■ SHORT TASK ■
Every line below should be copied exactly; drop the pictures.
-- begin --
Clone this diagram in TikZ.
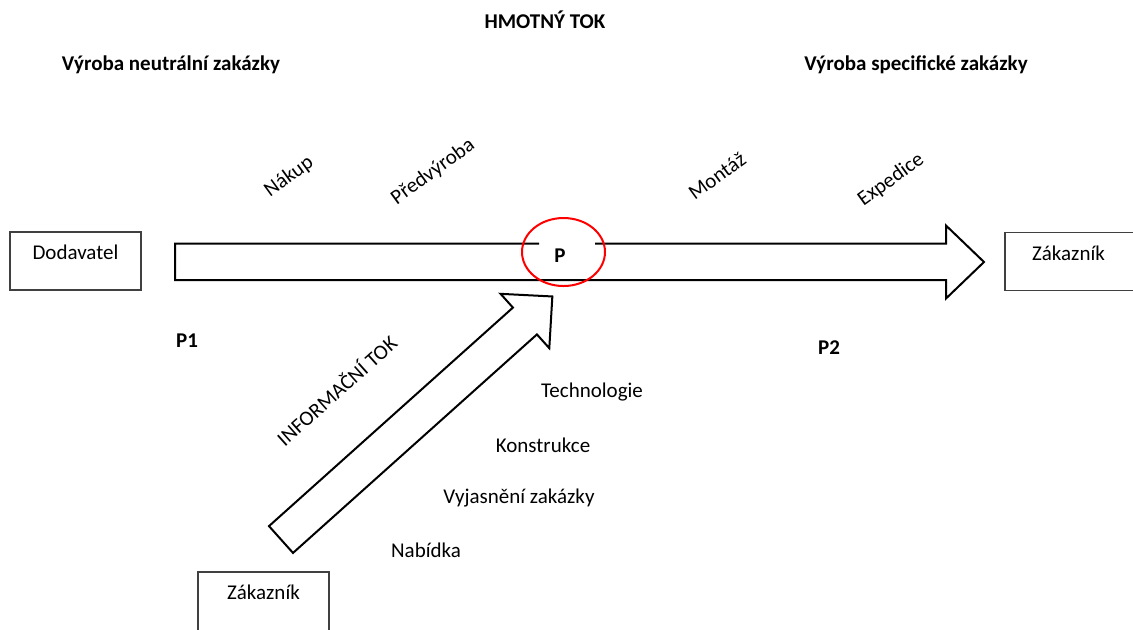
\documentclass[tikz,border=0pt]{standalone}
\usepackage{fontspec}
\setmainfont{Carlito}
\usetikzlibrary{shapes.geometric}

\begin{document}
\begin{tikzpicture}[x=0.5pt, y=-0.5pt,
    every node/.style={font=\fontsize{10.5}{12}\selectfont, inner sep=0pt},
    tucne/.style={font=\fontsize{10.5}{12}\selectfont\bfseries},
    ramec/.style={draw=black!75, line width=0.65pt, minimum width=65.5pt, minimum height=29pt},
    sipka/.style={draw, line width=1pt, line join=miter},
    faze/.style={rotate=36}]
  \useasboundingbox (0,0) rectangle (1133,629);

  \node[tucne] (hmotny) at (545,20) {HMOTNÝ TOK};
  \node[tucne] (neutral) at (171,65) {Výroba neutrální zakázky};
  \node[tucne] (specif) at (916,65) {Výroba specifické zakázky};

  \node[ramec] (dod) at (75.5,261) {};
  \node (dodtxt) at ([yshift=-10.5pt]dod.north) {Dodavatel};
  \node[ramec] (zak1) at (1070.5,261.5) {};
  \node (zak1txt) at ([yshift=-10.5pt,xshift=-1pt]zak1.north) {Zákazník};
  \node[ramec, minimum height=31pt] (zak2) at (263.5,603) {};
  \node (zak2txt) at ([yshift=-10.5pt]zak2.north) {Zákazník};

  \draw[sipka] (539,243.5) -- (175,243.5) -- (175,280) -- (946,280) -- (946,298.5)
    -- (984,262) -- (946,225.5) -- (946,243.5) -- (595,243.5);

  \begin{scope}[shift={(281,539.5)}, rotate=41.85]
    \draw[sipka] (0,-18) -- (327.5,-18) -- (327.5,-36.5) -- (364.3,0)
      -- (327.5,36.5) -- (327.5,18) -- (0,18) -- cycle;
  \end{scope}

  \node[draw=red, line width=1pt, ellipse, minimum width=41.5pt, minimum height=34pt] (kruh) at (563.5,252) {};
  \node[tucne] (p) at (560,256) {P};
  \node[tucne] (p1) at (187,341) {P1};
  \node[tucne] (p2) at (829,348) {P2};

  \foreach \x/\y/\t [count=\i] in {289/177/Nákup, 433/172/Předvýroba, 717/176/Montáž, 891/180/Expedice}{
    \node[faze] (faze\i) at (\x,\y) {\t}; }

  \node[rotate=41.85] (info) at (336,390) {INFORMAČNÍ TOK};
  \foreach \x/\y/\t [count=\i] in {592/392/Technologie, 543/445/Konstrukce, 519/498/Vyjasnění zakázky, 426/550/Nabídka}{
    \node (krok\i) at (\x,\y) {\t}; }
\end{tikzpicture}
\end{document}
-- end --
■ ANSWER TO THE EXERCISE ■
Clone this diagram in TikZ.
\documentclass[tikz,border=0pt]{standalone}
\usepackage{fontspec}
\setmainfont{Carlito}
\usetikzlibrary{shapes.geometric}

\begin{document}
\begin{tikzpicture}[x=0.5pt, y=-0.5pt,
    every node/.style={font=\fontsize{10.5}{12}\selectfont, inner sep=0pt},
    tucne/.style={font=\fontsize{10.5}{12}\selectfont\bfseries},
    ramec/.style={draw=black!75, line width=0.65pt, minimum width=65.5pt, minimum height=29pt},
    sipka/.style={draw, line width=1pt, line join=miter},
    faze/.style={rotate=36}]
  \useasboundingbox (0,0) rectangle (1133,629);

  \node[tucne] (hmotny) at (545,20) {HMOTNÝ TOK};
  \node[tucne] (neutral) at (171,65) {Výroba neutrální zakázky};
  \node[tucne] (specif) at (916,65) {Výroba specifické zakázky};

  \node[ramec] (dod) at (75.5,261) {};
  \node (dodtxt) at ([yshift=-10.5pt]dod.north) {Dodavatel};
  \node[ramec] (zak1) at (1070.5,261.5) {};
  \node (zak1txt) at ([yshift=-10.5pt,xshift=-1pt]zak1.north) {Zákazník};
  \node[ramec, minimum height=31pt] (zak2) at (263.5,603) {};
  \node (zak2txt) at ([yshift=-10.5pt]zak2.north) {Zákazník};

  \draw[sipka] (539,243.5) -- (175,243.5) -- (175,280) -- (946,280) -- (946,298.5)
    -- (984,262) -- (946,225.5) -- (946,243.5) -- (595,243.5);

  \begin{scope}[shift={(281,539.5)}, rotate=41.85]
    \draw[sipka] (0,-18) -- (327.5,-18) -- (327.5,-36.5) -- (364.3,0)
      -- (327.5,36.5) -- (327.5,18) -- (0,18) -- cycle;
  \end{scope}

  \node[draw=red, line width=1pt, ellipse, minimum width=41.5pt, minimum height=34pt] (kruh) at (563.5,252) {};
  \node[tucne] (p) at (560,256) {P};
  \node[tucne] (p1) at (187,341) {P1};
  \node[tucne] (p2) at (829,348) {P2};

  \foreach \x/\y/\t [count=\i] in {289/177/Nákup, 433/172/Předvýroba, 717/176/Montáž, 891/180/Expedice}{
    \node[faze] (faze\i) at (\x,\y) {\t}; }

  \node[rotate=41.85] (info) at (336,390) {INFORMAČNÍ TOK};
  \foreach \x/\y/\t [count=\i] in {592/392/Technologie, 543/445/Konstrukce, 519/498/Vyjasnění zakázky, 426/550/Nabídka}{
    \node (krok\i) at (\x,\y) {\t}; }
\end{tikzpicture}
\end{document}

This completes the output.